Six months since I last wrestled with the death & dying rules in D&D 5e, having played some 5e and some LotFP in the meantime, the time has come to start yet another 5e campaign. Which means I am once again wrestling in my mind with the death & dying rules, probably my least favourite part of 5e.
My previous attempts to solve the problem are unsatisfactory, and that is even more clear looking back at them through the separation of time. To be totally honest, none of the rule variants have been playtested. Part of the reason for founding this blog was to have a place to write down these ideas for potential solutions to problems, in a cleanly edited format. This allows getting them off my mind, taking a step back to judge them and possibly getting some external feedback, and only then iterate, playtest, and iterate.
The problems with the variants that I can see are complexity, and difficulty of balancing. A good rule shouldn’t take a dozen or more bullet points to lay out. And the knockout table, while tense and fun, is impossible to balance. A random table with not only many different kinds of consequences with variable probabilities, but also with a dynamic probability that scales with the amount of damage taken? That is an equation with far too many variables.
So while I think those ideas did solve the problems I set out to solve, they didn’t satisfy the criteria of simplicity and balance. And thus, I’m attempting to solve the same problem once again. I was inspired by this post by Eric Diaz at Methods & Madness. He suggests a system where you have three boxes to tick representing three different status effects, ticking one at a time, and a character being dead when all three boxes are ticked. However, the rules presented are undeveloped. I present my own adaptation of the idea for 5e below.
Variant death rules for 5e: Three Strikes
When you are reduced to 0 hit points, you fall prone, lose concentration, and you must make a death saving throw (10+ is a success, 1 and 20 are not special). On a failure, you suffer one of the following conditions of your choice that you are not already suffering from: bleeding out, weakened, or knocked out. If you take any damage while at 0 hit points, you automatically suffer the effects of a failed death saving throw.
Bleeding out. You must make a death saving throw at the start of each of your turns.
Weakened. You have disadvantage on attack rolls and ability checks. If you cast a spell, you must make a death saving throw after casting it.
Knocked out. You are unconscious (see PHB p. 292). This condition ends after 1 hour.
Death. If you have all three conditions at the same time, you die. You also die instantly if excess damage at 0 hit points equals or exceeds your hit point maximum.
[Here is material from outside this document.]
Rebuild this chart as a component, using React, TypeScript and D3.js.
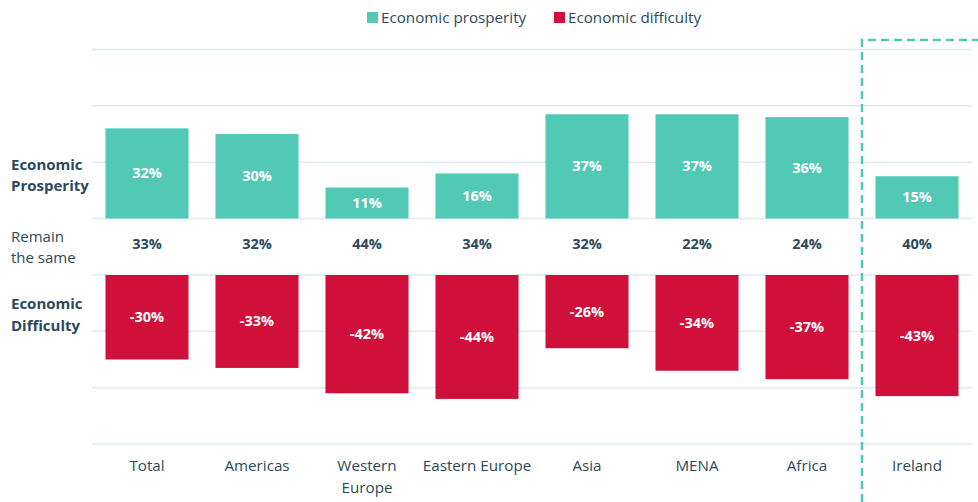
import React from "react";
import * as d3 from "d3";

const categories = ["Total", "Americas", "Western Europe", "Eastern Europe", "Asia", "MENA", "Africa", "Ireland"];
const prosperity = [32, 30, 11, 16, 37, 37, 36, 15];
const remainSame = [33, 32, 44, 34, 32, 22, 24, 40];
const difficulty = [-30, -33, -42, -44, -26, -34, -37, -43];
const gridTop = [0, 20, 40, 60];
const gridBottom = [0, -20, -40, -60];

const W = 978, H = 502;
const TEAL = "#52C9B4";
const RED = "#D0103A";
const TEXT = "#2B4A5A";
const GRID = "#DDEBF1";
const FONT = "'Open Sans', sans-serif";

export default function App() {
  const x = d3.scaleBand<string>().domain(categories).range([92, 972]).paddingInner(0.245).paddingOuter(0.1225);
  const yTop = d3.scaleLinear().domain([0, 60]).range([218.5, 49.5]);
  const yBot = d3.scaleLinear().domain([0, -60]).range([275, 444]);
  const bw = x.bandwidth();
  const irelandX = (x("Africa")! + bw + x("Ireland")!) / 2;

  return (
    <svg width={W} height={H} style={{ position: "absolute", left: 0, top: 0, fontFamily: FONT }}>
      <rect width={W} height={H} fill="#fff" />
      {gridTop.map((g) => (
        <line key={"t" + g} x1={92} x2={972} y1={yTop(g)} y2={yTop(g)} stroke={GRID} strokeWidth={1.5} />
      ))}
      {gridBottom.map((g) => (
        <line key={"b" + g} x1={92} x2={972} y1={yBot(g)} y2={yBot(g)} stroke={GRID} strokeWidth={1.5} />
      ))}
      {categories.map((c, i) => {
        const x0 = x(c)!;
        const cx = x0 + bw / 2;
        const pTop = yTop(prosperity[i]);
        const dBot = yBot(difficulty[i]);
        const lines = c === "Western Europe" ? ["Western", "Europe"] : [c];
        return (
          <g key={c}>
            <rect x={x0} y={pTop} width={bw} height={yTop(0) - pTop} fill={TEAL} />
            <text x={cx} y={(pTop + yTop(0)) / 2 + 5} textAnchor="middle" fill="#fff" fontWeight="bold" fontSize={14.5}>
              {prosperity[i]}%
            </text>
            <text x={cx} y={249} textAnchor="middle" fill={TEXT} fontWeight="bold" fontSize={14.5}>
              {remainSame[i]}%
            </text>
            <rect x={x0} y={yBot(0)} width={bw} height={dBot - yBot(0)} fill={RED} />
            <text x={cx} y={(yBot(0) + dBot) / 2 + 5} textAnchor="middle" fill="#fff" fontWeight="bold" fontSize={14.5}>
              {difficulty[i]}%
            </text>
            {lines.map((l, j) => (
              <text key={l} x={cx} y={471 + j * 22} textAnchor="middle" fill={TEXT} fontSize={15.2}>
                {l}
              </text>
            ))}
          </g>
        );
      })}
      <path
        d={`M${irelandX},502 L${irelandX},40 L${W},40`}
        fill="none"
        stroke={TEAL}
        strokeWidth={2.5}
        strokeDasharray="8 5"
      />
      <g fontSize={15} fill={TEXT}>
        <text x={11} y={170} fontWeight="bold">Economic</text>
        <text x={11} y={191} fontWeight="bold">Prosperity</text>
        <text x={11} y={242}>Remain</text>
        <text x={11} y={263}>the same</text>
        <text x={11} y={309} fontWeight="bold">Economic</text>
        <text x={11} y={331} fontWeight="bold">Difficulty</text>
      </g>
      <rect x={367} y={12} width={11} height={11} fill={TEAL} />
      <text x={381} y={23} fontSize={15.2} fill={TEXT}>Economic prosperity</text>
      <rect x={554} y={12} width={11} height={11} fill={RED} />
      <text x={568} y={23} fontSize={15.2} fill={TEXT}>Economic difficulty</text>
    </svg>
  );
}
Healing at 0 hit points. If an effect would heal you or otherwise stabilize you, remove one of these conditions at a time with the following priority: first bleeding out, then weakened, then knocked out. You cannot gain hit points until all of these conditions have been removed.
RationaleYou will notice the rules are relatively lenient. You get a save at 0 HP before suffering any conditions, and you only suffer one failure from taking a hit, even critical hits. This is intended, in order to solve one of the original problems in 5e: you’re unconscious a lot (not fun), but you almost never die (not tense). Here, those probabilities are pushed in the opposite directions.
Although you're less likely to become unconscious or start dying, it is far more difficult to stop the process in the middle of battle: instead of a single heal getting you up and running as usual, each heal now just removes one failure-tick. Emergency room-style situations where you're racing with death to resuscitate someone should happen more often now. Even after removing all ticks and bringing you to consciousness, you are at 0 hit points, so taking damage means an automatic death save failure. After all, one of the goals with these houserules was to make retreats more of a consideration, instead of every battle being one to the bitter end. Thus, these rules are more fitting for a sandboxy campaign where getting out of there and going somewhere else instead is an option. If you are playing a plot-based railroad where every encounter is mandatory, these may not work for you.
The element of player choice introduces some strategy. Do you take a hit to your combat capability and attempt to flee? Do you grit your teeth and keep fighting at full strength through the pain, but risk dying - going down in a blaze of glory to save your comrades? Or do you fall unconscious on the ground? Well, the last one of these is clearly the worst option. However, consider that different enemies behave differently. Some intelligent foes may always prioritize the greatest threat, thus leaving you alone when you’re lying motionless. Some, like zombies, may keep clawing at the closest fleshy thing. And some animals looking for a meal may just try to drag you back to their lair and avoid the other threats. A good DM should always roleplay the enemy’s tactics, and you should take that into consideration when choosing how you go down.
These houserules have not been playtested, but will be in the coming weeks. If it is found that they are too lenient and no one ever (almost) dies, the difficulty will be tuned upwards by making automatic failures more common, or by increasing the target number of death saves, or adding critical death save failures. Or maybe it would be fun if dashing while weakened would cause you to fall prone at the end of your move - a bit of risk-and-reward for chase situations? We shall see.